• _Instruction_:
Exactly and only the lines from the one containing "Reproduce this chart" through the one containing "width=0.91, ax=ax, saturation=1)" belong in your copy. Pictures do not.

• _Raw data_:

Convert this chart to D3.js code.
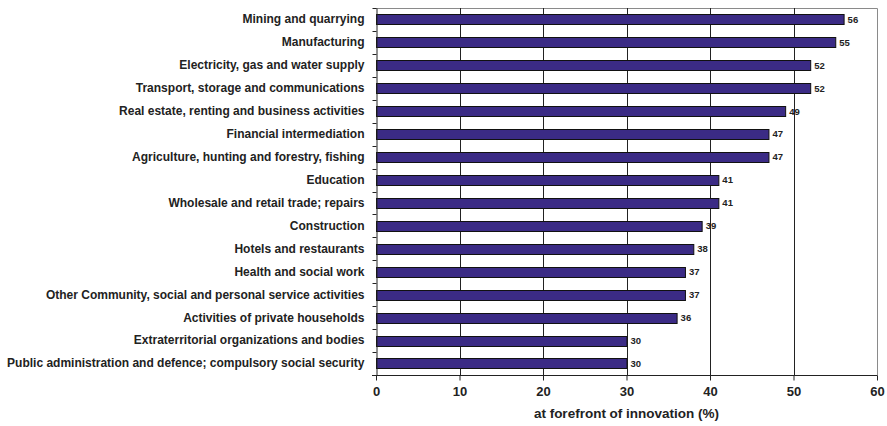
<!DOCTYPE html>
<html>
<head>
<meta charset="utf-8">
<script src="https://cdn.jsdelivr.net/npm/d3@7"></script>
<style>
  body { margin: 0; background: #fff; }
  svg { display: block; font-family: "Liberation Sans", Arial, sans-serif; }
</style>
</head>
<body>
<svg id="chart" width="887" height="426"></svg>
<script>
// Share of firms at the forefront of innovation, by sector
const sectors = [
  "Mining and quarrying",
  "Manufacturing",
  "Electricity, gas and water supply",
  "Transport, storage and communications",
  "Real estate, renting and business activities",
  "Financial intermediation",
  "Agriculture, hunting and forestry, fishing",
  "Education",
  "Wholesale and retail trade; repairs",
  "Construction",
  "Hotels and restaurants",
  "Health and social work",
  "Other Community, social and personal service activities",
  "Activities of private households",
  "Extraterritorial organizations and bodies",
  "Public administration and defence; compulsory social security"
];
const shares = [56, 55, 52, 52, 49, 47, 47, 41, 41, 39, 38, 37, 37, 36, 30, 30];
const xTicks = [0, 10, 20, 30, 40, 50, 60];
const xTitle = "at forefront of innovation (%)";

const svg = d3.select("#chart");
const plotL = 376, plotR = 877, plotT = 8, plotB = 375;
const font = "\"Liberation Sans\", Arial, sans-serif";

const x = d3.scaleLinear().domain([0, 60]).range([plotL, plotR]);
const y = d3.scaleBand().domain(sectors).range([plotT, plotB]).paddingInner(0.56).paddingOuter(0.28);

// plot frame (top and right)
svg.append("path")
  .attr("d", `M${plotL},${plotT + 0.5}H${plotR + 0.5}V${plotB}`)
  .attr("fill", "none").attr("stroke", "#8a8a8a").attr("stroke-width", 1);

// vertical gridlines
svg.append("g").selectAll("line")
  .data(xTicks.filter(t => t > 0 && t < 60))
  .join("line")
  .attr("x1", d => Math.round(x(d)) + 0.5).attr("x2", d => Math.round(x(d)) + 0.5)
  .attr("y1", plotT).attr("y2", plotB)
  .attr("stroke", "#222").attr("stroke-width", 1);

// bars
svg.append("g").selectAll("rect")
  .data(sectors)
  .join("rect")
  .attr("x", x(0) + 0.5)
  .attr("y", d => Math.round(y(d)) + 0.5)
  .attr("width", (d, i) => x(shares[i]) - x(0))
  .attr("height", Math.round(y.bandwidth()))
  .attr("fill", "#3b2b85")
  .attr("stroke", "#111").attr("stroke-width", 1);

// value labels
svg.append("g").selectAll("text")
  .data(sectors)
  .join("text")
  .attr("x", (d, i) => x(shares[i]) + 4)
  .attr("y", d => y(d) + y.bandwidth() / 2)
  .attr("dy", "0.35em")
  .attr("font-size", 9.5).attr("font-weight", "bold").attr("fill", "#222")
  .text((d, i) => d3.format("d")(shares[i]));

// category axis
const yAxis = d3.axisLeft(y).tickSize(0).tickPadding(12);
const gy = svg.append("g").attr("transform", `translate(${plotL + 0.5},0)`).call(yAxis);
gy.select(".domain").attr("stroke", "#222");
gy.selectAll("text").attr("font-size", 12).attr("font-weight", "bold").attr("fill", "#222")
  .attr("font-family", font);
// tick marks between categories
gy.append("g").selectAll("line")
  .data(d3.range(sectors.length + 1))
  .join("line")
  .attr("x1", -4).attr("x2", 0)
  .attr("y1", i => Math.round(plotT + i * (plotB - plotT) / sectors.length) + 0.5)
  .attr("y2", i => Math.round(plotT + i * (plotB - plotT) / sectors.length) + 0.5)
  .attr("stroke", "#222");

// value axis
const xAxis = d3.axisBottom(x).tickValues(xTicks).tickSize(5).tickPadding(6).tickFormat(d3.format("d"));
const gx = svg.append("g").attr("transform", `translate(0,${plotB + 0.5})`).call(xAxis);
gx.select(".domain").attr("d", `M${plotL - 4},0H${plotR + 0.5}`).attr("stroke", "#222");
gx.selectAll(".tick line").attr("stroke", "#222").attr("y1", 0);
gx.selectAll("text").attr("font-size", 13).attr("font-weight", "bold").attr("fill", "#222")
  .attr("font-family", font);

// axis title
svg.append("text")
  .attr("x", (plotL + plotR) / 2).attr("y", 418)
  .attr("text-anchor", "middle")
  .attr("font-size", 13.5).attr("font-weight", "bold").attr("fill", "#222")
  .text(xTitle);
</script>
</body>
</html>
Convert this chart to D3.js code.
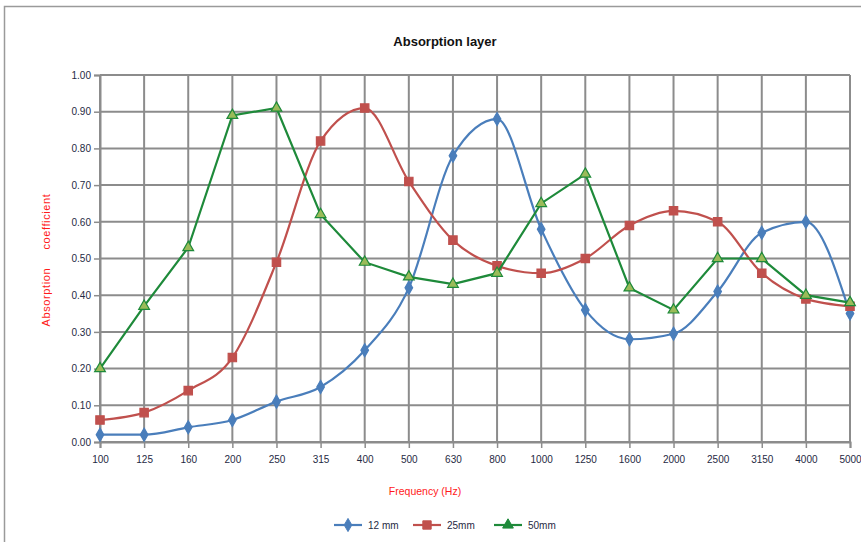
<!DOCTYPE html>
<html>
<head>
<meta charset="utf-8">
<script src="https://cdn.jsdelivr.net/npm/d3@7"></script>
<style>
  body { margin: 0; background: #fff; }
  text { font-family: "Liberation Sans Narrow", "Liberation Sans", Arial, sans-serif; }
</style>
</head>
<body>
<script>
var w = 861;
var h = 542;

var freqs = ["100", "125", "160", "200", "250", "315", "400", "500", "630", "800",
             "1000", "1250", "1600", "2000", "2500", "3150", "4000", "5000"];
var mm12 = [0.02, 0.02, 0.04, 0.06, 0.11, 0.15, 0.25, 0.42, 0.78, 0.88,
            0.58, 0.36, 0.28, 0.295, 0.41, 0.57, 0.60, 0.35];
var mm25 = [0.06, 0.08, 0.14, 0.23, 0.49, 0.82, 0.91, 0.71, 0.55, 0.48,
            0.46, 0.50, 0.59, 0.63, 0.60, 0.46, 0.39, 0.37];
var mm50 = [0.20, 0.37, 0.53, 0.89, 0.91, 0.62, 0.49, 0.45, 0.43, 0.46,
            0.65, 0.73, 0.42, 0.36, 0.50, 0.50, 0.40, 0.38];
var yTicks = [0, 0.1, 0.2, 0.3, 0.4, 0.5, 0.6, 0.7, 0.8, 0.9, 1.0];

var series = [
  { name: "12 mm", values: mm12, color: "#4a7ebb", fill: "#4a7ebb", symbol: d3.symbolDiamond, size: 50, curve: d3.curveMonotoneX },
  { name: "25mm", values: mm25, color: "#c0504d", fill: "#c0504d", symbol: d3.symbolSquare, size: 70, curve: d3.curveMonotoneX },
  { name: "50mm", values: mm50, color: "#1e8a3a", fill: "#9bbb59", symbol: d3.symbolTriangle, size: 50, curve: d3.curveLinear }
];

var svg = d3.select("body").append("svg")
    .attr("width", w)
    .attr("height", h);

// outer chart frame
svg.append("rect")
    .attr("x", 4.5).attr("y", 6.5)
    .attr("width", w + 20).attr("height", h + 20)
    .attr("fill", "#fff")
    .attr("stroke", "#9a9a9a")
    .attr("stroke-width", 1.5);

var plotL = 100, plotR = 850, plotT = 75, plotB = 442;

var xScale = d3.scalePoint().domain(freqs).range([plotL, plotR]);
var yScale = d3.scaleLinear().domain([0, 1]).range([plotB, plotT]);

// grid
svg.append("g").selectAll("line")
    .data(yTicks).enter().append("line")
    .attr("x1", plotL).attr("x2", plotR)
    .attr("y1", function(d) { return yScale(d); })
    .attr("y2", function(d) { return yScale(d); })
    .attr("stroke", "#8c8c8c").attr("stroke-width", 2);

svg.append("g").selectAll("line")
    .data(freqs).enter().append("line")
    .attr("x1", function(d) { return xScale(d); })
    .attr("x2", function(d) { return xScale(d); })
    .attr("y1", plotT).attr("y2", plotB)
    .attr("stroke", "#8c8c8c").attr("stroke-width", 2);

var xAxis = d3.axisBottom(xScale).tickSize(6).tickPadding(8);
var yAxis = d3.axisLeft(yScale).tickValues(yTicks).tickSize(6).tickPadding(3)
    .tickFormat(d3.format(".2f"));

var gx = svg.append("g")
    .attr("transform", "translate(0," + plotB + ")")
    .call(xAxis);
var gy = svg.append("g")
    .attr("transform", "translate(" + plotL + ",0)")
    .call(yAxis);

[gx, gy].forEach(function(g) {
  g.select(".domain").attr("stroke", "#8c8c8c").attr("stroke-width", 2);
  g.selectAll(".tick line").attr("stroke", "#8c8c8c").attr("stroke-width", 1.5);
  g.selectAll(".tick text")
    .attr("fill", "#1f2a44")
    .style("font-size", "10px")
    .style("font-family", "'Liberation Sans Narrow', 'Liberation Sans', Arial, sans-serif");
});

// series lines and markers
series.forEach(function(s) {
  var line = d3.line()
      .x(function(d, i) { return xScale(freqs[i]); })
      .y(function(d) { return yScale(d); })
      .curve(s.curve);

  svg.append("path")
      .datum(s.values)
      .attr("d", line)
      .attr("fill", "none")
      .attr("stroke", s.color)
      .attr("stroke-width", 2.2);

  svg.append("g").selectAll("path")
      .data(s.values).enter().append("path")
      .attr("transform", function(d, i) { return "translate(" + xScale(freqs[i]) + "," + yScale(d) + ")"; })
      .attr("d", d3.symbol().type(s.symbol).size(s.size))
      .attr("fill", s.fill)
      .attr("stroke", s.color)
      .attr("stroke-width", 1.2);
});

// titles
svg.append("text")
    .attr("x", 445).attr("y", 46)
    .style("text-anchor", "middle")
    .style("font-size", "13px")
    .style("font-weight", "bold")
    .attr("fill", "#111")
    .text("Absorption layer");

svg.append("text")
    .attr("x", 425).attr("y", 495)
    .style("text-anchor", "middle")
    .style("font-size", "10.5px")
    .attr("fill", "#ff1a1a")
    .text("Frequency (Hz)");

svg.append("text")
    .attr("transform", "rotate(-90)")
    .attr("x", -260).attr("y", 50)
    .style("text-anchor", "middle")
    .style("font-size", "11px")
    .style("letter-spacing", "0.6px")
    .style("white-space", "pre")
    .attr("fill", "#ff1a1a")
    .text("Absorption     coefficient");

// legend
var legendX = [334, 413, 494];
series.forEach(function(s, i) {
  var lg = svg.append("g").attr("transform", "translate(" + legendX[i] + ",525)");
  lg.append("line")
      .attr("x1", 0).attr("x2", 28)
      .attr("stroke", s.color).attr("stroke-width", 2.2);
  lg.append("path")
      .attr("transform", "translate(14,0)")
      .attr("d", d3.symbol().type(s.symbol).size(s.size))
      .attr("fill", s.color)
      .attr("stroke", s.color);
  lg.append("text")
      .attr("x", 34).attr("y", 4)
      .style("font-size", "10px")
      .attr("fill", "#1f2a44")
      .text(s.name);
});
</script>
</body>
</html>
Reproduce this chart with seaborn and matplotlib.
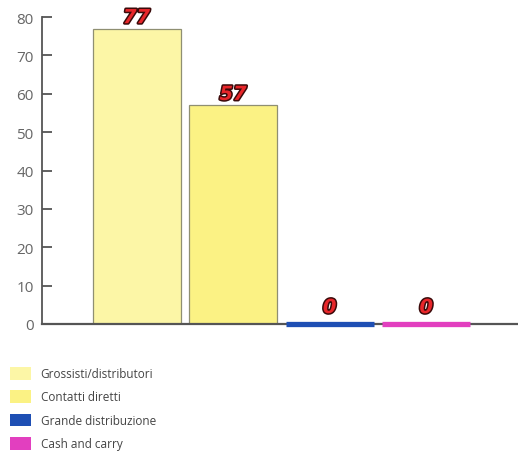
import matplotlib
matplotlib.use("Agg")
import matplotlib.pyplot as plt
import matplotlib.patheffects as pe
from matplotlib.patches import Patch
import seaborn as sns
import pandas as pd

categories = ["Grossisti/distributori", "Contatti diretti", "Grande distribuzione", "Cash and carry"]
values = [77, 57, 0, 0]
colors = ["#fcf6a6", "#fbf284", "#1e4fb4", "#e23fbf"]
yticks = [0, 10, 20, 30, 40, 50, 60, 70, 80]

sns.set_theme(style="white")
plt.rcParams["font.family"] = ["Open Sans", "DejaVu Sans"]

df = pd.DataFrame({"cat": categories, "val": values})

fig = plt.figure(figsize=(5.18, 4.52), dpi=100)
ax = fig.add_axes([0.081, 0.281, 0.919, 0.679])

sns.barplot(data=df, x="cat", y="val", hue="cat", palette=colors, legend=False,
            width=0.91, ax=ax, saturation=1)

for bar, v, c in zip(ax.patches, values, colors):
    if v == 0:
        bar.set_edgecolor(c)
        bar.set_linewidth(3.8)
        bar.set_zorder(5)
        bar.set_clip_on(False)
    else:
        bar.set_edgecolor("#8f8f72")
        bar.set_linewidth(0.9)
    ax.annotate(str(v), (bar.get_x() + bar.get_width() / 2, v),
                xytext=(0, 5 if v == 0 else 1), textcoords="offset points",
                ha="center", va="bottom", fontsize=14, fontweight="bold",
                fontstyle="italic", color="#e8262a", family=["DejaVu Sans"],
                path_effects=[pe.withStroke(linewidth=2.2, foreground="#3a0a0a")])

ax.set_xlim(-0.98, 3.95)
ax.set_ylim(0, 80)
ax.set_yticks(yticks)
ax.set_xticks([])
ax.set_xlabel("")
ax.set_ylabel("")
for s in ["top", "right"]:
    ax.spines[s].set_visible(False)
ax.spines["left"].set_color("#555555")
ax.spines["bottom"].set_color("#555555")
ax.spines["left"].set_linewidth(1.3)
ax.spines["bottom"].set_linewidth(1.6)
ax.tick_params(axis="y", direction="in", length=7, width=1.3, color="#555555",
               labelsize=11, labelcolor="#666666", left=True, pad=6)

handles = [Patch(facecolor=c, edgecolor="none") for c in colors]
fig.legend(handles, categories, loc="upper left", bbox_to_anchor=(0.01, 0.197),
           frameon=False, fontsize=8.5, labelcolor="#444444", handlelength=1.8,
           handleheight=1.3, handletextpad=0.8, labelspacing=0.85, borderaxespad=0)

fig.savefig("out.png", dpi=100)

• _Answer below_:
Reproduce this chart with seaborn and matplotlib.
import matplotlib
matplotlib.use("Agg")
import matplotlib.pyplot as plt
import matplotlib.patheffects as pe
from matplotlib.patches import Patch
import seaborn as sns
import pandas as pd

categories = ["Grossisti/distributori", "Contatti diretti", "Grande distribuzione", "Cash and carry"]
values = [77, 57, 0, 0]
colors = ["#fcf6a6", "#fbf284", "#1e4fb4", "#e23fbf"]
yticks = [0, 10, 20, 30, 40, 50, 60, 70, 80]

sns.set_theme(style="white")
plt.rcParams["font.family"] = ["Open Sans", "DejaVu Sans"]

df = pd.DataFrame({"cat": categories, "val": values})

fig = plt.figure(figsize=(5.18, 4.52), dpi=100)
ax = fig.add_axes([0.081, 0.281, 0.919, 0.679])

sns.barplot(data=df, x="cat", y="val", hue="cat", palette=colors, legend=False,
            width=0.91, ax=ax, saturation=1)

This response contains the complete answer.